Partial Releases Can Sink Miller Act Claim
Construction and Procurement Law News, Q4 2017
In United States for the Use and Benefit of Chasney and Co., Inc. v. Hartford Acc. & Indem. Co., the U.S. Federal District Court for the District of Maryland held that partial releases waived a subcontractor’s right to recover damages under the Miller Act.
During the construction of an Army Reserve Center in Baltimore for the U.S. Army Corps of Engineers (the “Corps”), the prime contractor, James W. Ancel, Inc. (“JWA”), and its HVAC and plumbing subcontractor, Chasney and Company, Inc. (“Chasney”), encountered numerous design defects and other issues attributable to the Corps that caused extended delays and additional costs. JWA submitted numerous claims to the Corps, including Chasney’s delay claim. After the claims ripened into proceedings before the Armed Services Board of Contract Appeals, JWA and the Corps reached a settlement and the Corps made a substantial payment to JWA. However, JWA refused to pass through to Chasney any amounts that had been paid by the Corps. JWA maintained that the Corps had determined that Chasney’s claims had no merit, and further, that the “lump sum” settlement between JWA and the Corps included no money for Chasney. Chasney then filed suit against JWA’s surety (the “Surety”) under the payment bond that had been issued for the project pursuant to the Miller Act.
In response to the lawsuit, the Surety asserted that Chasney’s recovery was limited by certain “Subcontractor’s Partial Release, Waiver of Lien and Affidavit” (“Partial Release”) documents that Chasney had signed during the project. The Partial Releases stated that Chasney “waived and released all … liens … and claims and demands against [JWA] and/or its sureties … in any manner arising out of [Chasney’s] work, labor, services, equipment or materials … pursuant or furnished … in connection with the project, through the period covered by the current payment and all previous payments.” The documents expressly carved out “extra work which ha[d] been authorized in writing by [JWA], but for which the payment ha[d] not been made.” They also included a space for Chasney to list exceptions; but nothing was written in these spaces on any of the documents. Further, the documents included a representation that Chasney was “aware of no claims nor any circumstances that could give rise to any future claims[.]” The Partial Releases extended through claims arising on or before October 31, 2013.

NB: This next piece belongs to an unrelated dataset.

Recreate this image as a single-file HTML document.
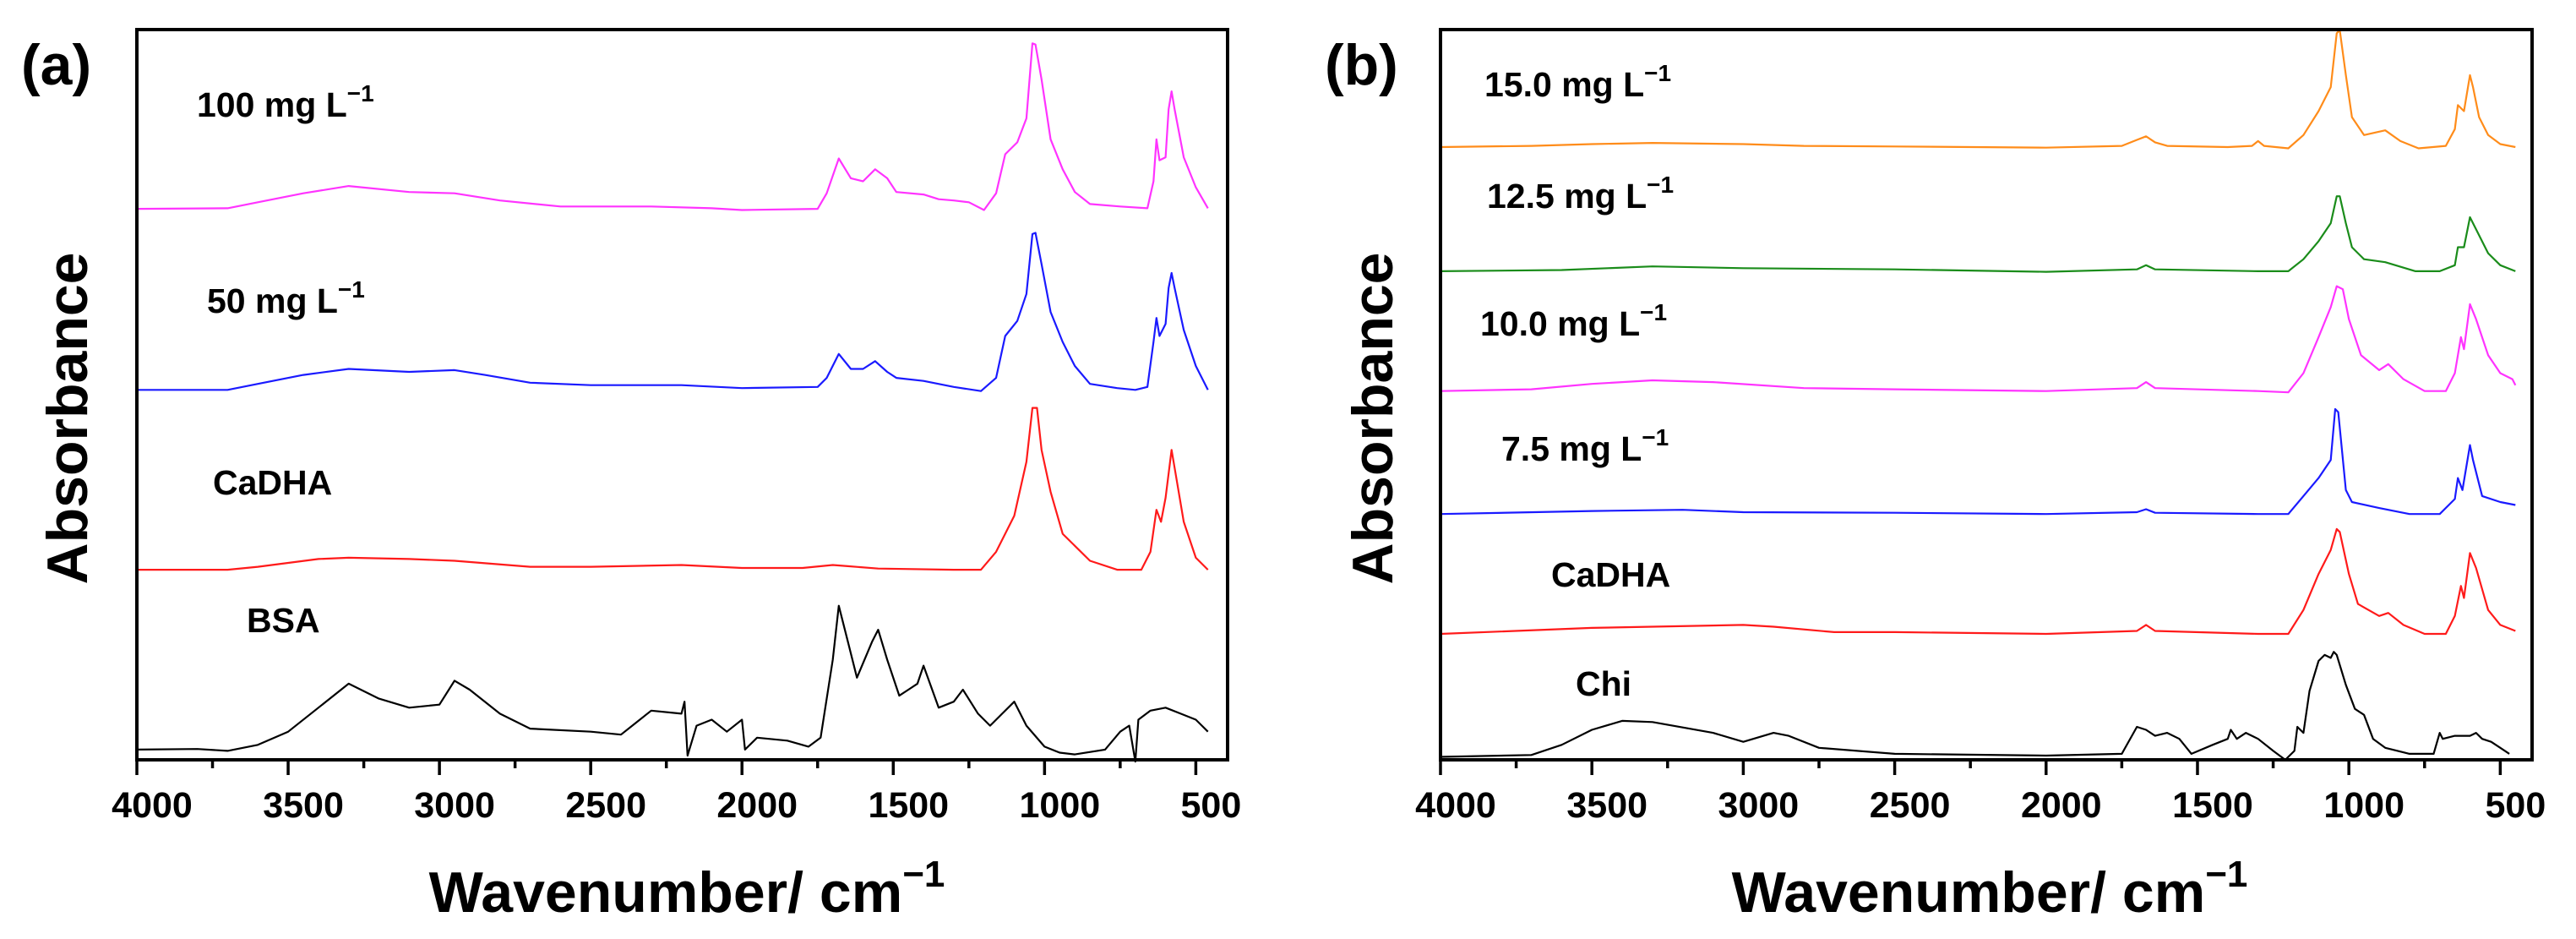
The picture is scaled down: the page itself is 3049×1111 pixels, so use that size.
<!DOCTYPE html>
<html><head><meta charset="utf-8"><style>
html,body{margin:0;padding:0;background:#fff;}
svg{display:block;font-family:"Liberation Sans",sans-serif;font-weight:bold;}
</style></head><body>
<svg id="fig" width="3049" height="1111" viewBox="0 0 3049 1111"></svg>
<script>
// ---- data (wavenumber in cm^-1, absorbance in arbitrary units relative to each trace baseline) ----
const xTicks = [4000,3500,3000,2500,2000,1500,1000,500];
const tickLabels = ["4000","3500","3000","2500","2000","1500","1000","500"];

// Panel (a)
const aMagWn = [4000,3700,3600,3450,3300,3100,2950,2800,2600,2300,2100,2000,1750,1720,1680,1640,1600,1560,1520,1490,1400,1350,1300,1250,1200,1160,1130,1090,1060,1040,1030,1010,980,940,900,850,750,660,640,630,620,600,590,580,570,540,500,460];
const aMagAbs = [0,1,11,26,38,28,26,14,4,4,1,-2,0,26,84,51,46,66,51,28,24,16,14,11,-2,26,91,111,151,276,274,216,116,66,28,8,4,1,46,116,81,86,166,196,166,86,36,1];
const aBluWn = [4000,3700,3600,3450,3300,3100,2950,2850,2700,2500,2200,2000,1750,1720,1680,1640,1600,1560,1520,1490,1400,1300,1210,1160,1130,1090,1060,1040,1030,1010,980,940,900,850,760,700,660,640,630,620,600,590,580,570,540,500,460];
const aBluAbs = [0,0,10,25,35,30,33,25,12,8,8,3,5,20,60,35,35,48,30,20,15,5,-2,20,90,115,160,260,262,210,130,80,40,10,3,0,5,80,120,90,110,170,195,170,100,40,0];
const aRedWn = [4000,3700,3600,3400,3300,3100,2950,2700,2500,2200,2000,1800,1700,1650,1550,1300,1210,1160,1100,1060,1040,1025,1010,980,940,900,850,760,680,650,630,615,600,580,570,540,500,460];
const aRedAbs = [0,0,5,18,20,18,15,5,5,8,3,3,8,6,2,0,0,30,90,180,270,270,200,130,60,40,15,0,0,30,100,80,120,200,170,80,20,0];
const aBsaWn = [4000,3800,3700,3600,3500,3400,3300,3200,3100,3000,2950,2900,2800,2700,2500,2400,2350,2300,2200,2190,2180,2150,2100,2050,2000,1990,1950,1850,1780,1740,1700,1680,1650,1620,1570,1550,1520,1480,1450,1420,1400,1350,1300,1270,1220,1180,1140,1100,1060,1000,950,900,800,750,720,700,690,650,600,550,500,480,460];
const aBsaAbs = [0,1,-2,8,30,70,110,85,70,75,115,100,60,35,30,25,45,65,60,80,-10,40,50,30,50,0,20,15,5,20,150,240,180,120,180,200,150,90,100,110,140,70,80,100,60,40,60,80,40,5,-5,-8,0,30,40,-20,50,65,70,60,50,40,30];

// Panel (b)
const bOraWn = [4000,3700,3500,3300,3000,2800,2500,2000,1750,1700,1670,1640,1600,1400,1320,1300,1280,1200,1150,1100,1060,1040,1030,1010,990,950,880,830,770,680,650,640,620,600,590,570,540,500,450];
const bOraAbs = [0,2,5,7,5,2,1,-1,2,12,18,8,2,0,2,10,2,-2,20,60,100,190,195,120,50,20,28,10,-2,2,30,70,60,120,100,50,20,5,0];
const bGrnWn = [4000,3600,3300,3000,2500,2000,1700,1670,1640,1300,1200,1150,1100,1060,1040,1030,1010,990,950,880,780,700,650,640,620,600,580,540,500,450];
const bGrnAbs = [0,2,8,5,3,-1,3,10,3,0,0,20,50,80,125,125,80,40,20,15,0,0,10,40,40,90,70,30,10,0];
const bMagWn = [4000,3700,3500,3300,3100,2800,2500,2000,1700,1670,1640,1300,1200,1150,1100,1060,1040,1020,1000,960,900,870,820,750,680,650,630,620,600,580,540,500,460,450];
const bMagAbs = [0,3,12,18,15,5,3,0,5,15,5,0,-2,30,90,140,175,170,120,60,35,45,20,0,0,30,90,70,145,120,60,30,20,10];
const bBluWn = [4000,3500,3200,3000,2500,2000,1700,1670,1640,1300,1200,1150,1100,1060,1045,1035,1010,990,900,800,700,650,640,625,600,590,560,500,450];
const bBluAbs = [0,5,7,3,2,0,3,8,2,0,0,30,60,90,175,170,40,20,10,0,0,25,60,40,115,90,30,20,15];
const bRedWn = [4000,3500,3300,3000,2900,2700,2500,2000,1700,1670,1640,1300,1200,1150,1100,1060,1040,1030,1000,970,900,870,820,750,680,650,630,620,600,580,540,500,450];
const bRedAbs = [0,10,12,15,12,3,3,0,5,15,5,0,0,40,100,140,175,170,100,50,30,35,15,0,0,30,80,60,135,110,40,15,5];
const bChiWn = [4000,3700,3600,3500,3400,3300,3100,3000,2980,2900,2850,2750,2500,2000,1750,1700,1670,1640,1600,1560,1520,1450,1400,1390,1370,1340,1300,1250,1210,1180,1170,1150,1130,1100,1080,1060,1050,1040,1010,980,950,920,880,800,720,700,690,650,600,580,560,530,500,470];
const bChiAbs = [0,3,20,45,60,58,40,25,28,40,35,15,5,2,5,50,45,35,40,30,5,20,30,45,30,40,30,10,-5,10,50,40,110,160,170,165,175,170,120,80,70,30,15,5,5,40,30,35,35,40,30,25,15,5];

// trace vertical offsets (arbitrary units)
const aOffsets = [919, 617, 317, 17];
const bOffsets = [1022, 815, 615, 410, 210, 5];

const aLabels = ["100 mg L", "50 mg L", "CaDHA", "BSA"];
const bLabels = ["15.0 mg L", "12.5 mg L", "10.0 mg L", "7.5 mg L", "CaDHA", "Chi"];

// ---- layout ----
const NS = "http://www.w3.org/2000/svg";
const svg = document.getElementById("fig");
function el(tag, attrs, parent){ const e=document.createElementNS(NS,tag); for(const k in attrs) e.setAttribute(k,attrs[k]); (parent||svg).appendChild(e); return e; }

const Y_MAX = 1218;
function makePanel(left, right, top, bottom){
  const wMax=4000, wMin=395;
  return {
    left,right,top,bottom,
    x: w => left + (wMax - w)/(wMax - wMin)*(right-left),
    y: v => bottom - v/Y_MAX*(bottom-top)
  };
}
const pa = makePanel(162, 1453, 35, 899);
const pb = makePanel(1705, 2997, 35, 899);

function drawSeries(p, wn, abs, off, color, name){
  let d="";
  for(let i=0;i<wn.length;i++){ d += (i?"L":"M") + p.x(wn[i]).toFixed(1) + "," + p.y(abs[i]+off).toFixed(1); }
  const path = el("path",{d, fill:"none", stroke:color, "stroke-width":2.2, "stroke-linejoin":"round"});
  
  
}

function drawAxes(p, pref){
  const g = el("g",{});
  
  
  for(let w=4000; w>=500; w-=250){
    const major = (w % 500 === 0);
    const t = el("line",{x1:p.x(w),x2:p.x(w),y1:p.bottom,y2:p.bottom+(major?18:10),stroke:"#000","stroke-width":3.5},g);
    
    
  }
  for(let i=0;i<xTicks.length;i++){
    const t = el("text",{x:p.x(xTicks[i])+18,y:967,"font-size":43,"text-anchor":"middle",fill:"#000"},g);
    t.textContent = tickLabels[i];
    
    
  }
  const fr = el("rect",{x:p.left,y:p.top,width:p.right-p.left,height:p.bottom-p.top,fill:"none",stroke:"#000","stroke-width":4});
  
  
}

function drawLabel(x, y, txt, sup, name){
  const t = el("text",{x,y,"font-size":41,fill:"#000"});
  t.textContent = txt;
  if(sup){
    const s = el("tspan",{"font-size":28,dy:-18},t);
    s.textContent = "\u22121";
  }
  
  
}

// panel a series
const aColors = ["#ff33ff","#1a1aff","#ff1a1a","#000"];
drawSeries(pa, aMagWn, aMagAbs, aOffsets[0], aColors[0], "trace-100mg");
drawSeries(pa, aBluWn, aBluAbs, aOffsets[1], aColors[1], "trace-50mg");
drawSeries(pa, aRedWn, aRedAbs, aOffsets[2], aColors[2], "trace-cadha-a");
drawSeries(pa, aBsaWn, aBsaAbs, aOffsets[3], aColors[3], "trace-bsa");
drawAxes(pa, "panel-a");

const bColors = ["#ff8c1a","#1a8c1a","#ff33ff","#1a1aff","#ff1a1a","#000"];
drawSeries(pb, bOraWn, bOraAbs, bOffsets[0], bColors[0], "trace-15mg");
drawSeries(pb, bGrnWn, bGrnAbs, bOffsets[1], bColors[1], "trace-12-5mg");
drawSeries(pb, bMagWn, bMagAbs, bOffsets[2], bColors[2], "trace-10mg");
drawSeries(pb, bBluWn, bBluAbs, bOffsets[3], bColors[3], "trace-7-5mg");
drawSeries(pb, bRedWn, bRedAbs, bOffsets[4], bColors[4], "trace-cadha-b");
drawSeries(pb, bChiWn, bChiAbs, bOffsets[5], bColors[5], "trace-chi");
drawAxes(pb, "panel-b");

// series labels
const aLabX=[233,245,252,292], aLabY=[138,370,585,748];
for(let i=0;i<4;i++) drawLabel(aLabX[i], aLabY[i], aLabels[i], i<2, "label-a-"+i);
const bLabX=[1757,1760,1752,1777,1836,1865], bLabY=[114,246,397,545,694,823];
for(let i=0;i<6;i++) drawLabel(bLabX[i], bLabY[i], bLabels[i], i<4, "label-b-"+i);

// panel letters
function big(x,y,txt,size,name,extra){
  const t = el("text",Object.assign({x,y,"font-size":size,fill:"#000"},extra||{}));
  t.textContent = txt;
  
  
  return t;
}
big(25,100,"(a)",68,"panel-a-letter");
big(1568,100,"(b)",68,"panel-b-letter");

// axis titles
function xTitle(cx,name){
  const t = el("text",{x:cx,y:1079,"font-size":68,"text-anchor":"middle",fill:"#000"});
  t.textContent = "Wavenumber/ cm";
  const s = el("tspan",{"font-size":44,dy:-30},t); s.textContent="\u22121";
  
  
}
xTitle(813,"panel-a-x-axis-title");
xTitle(2355,"panel-b-x-axis-title");
big(0,0,"Absorbance",68,"panel-a-y-axis-title",{"text-anchor":"middle",transform:"translate(103,495) rotate(-90)"});
big(0,0,"Absorbance",68,"panel-b-y-axis-title",{"text-anchor":"middle",transform:"translate(1648,495) rotate(-90)"});
</script>
</body></html>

Based on the Partial Releases, the Surety filed a summary judgment motion seeking to deny any recovery by Chasney for work performed or delays encountered through October 31, 2013. As an initial matter, the Court determined that the surety was entitled to assert defenses based on the Partial Releases. The Court recognized: “[I]n general, the surety’s liability on the payment bond is ‘defined by the liability of the underlying contract’ …. In other words: with narrow exceptions not applicable here, the surety on a Miller Act payment bond is liable only to the extent that the general contractor would be liable – and the surety may avail itself of most contract defenses, including the doctrines of release and waiver.”
Next, the Court considered, and rejected, Chasney’s arguments that the Partial Releases were invalid and inapplicable. The Court determined that Chasney’s release of its claims was made voluntarily and knowingly, that the unambiguous language of the releases evidenced a “meeting of the minds,” and that because the subcontract agreement expressly authorized the Partial Releases, no additional consideration was necessary to support them. The Court also rejected Chasney’s arguments that the releases did not apply to Chasney’s delay claim. Accordingly, the Court granted the Surety’s motion, rejecting any recovery for claims arising on or before October 31, 2013. The Court explained: “In summary, the Court’s analysis begins and ends – as it must – with the unambiguous language of the Partial Releases. By signing each release, Chasney waived all claims relating to work performed through the covered period: no reasonable factfinder could conclude otherwise.”
The lesson of this decision is clear: Subcontractors should be wary of signing broad releases; prime contractors should solicit broad releases to mitigate their risk; and, when faced with a payment bond claim by a subcontractor, prime contractors and their sureties should carefully review subcontractor releases for potential defenses.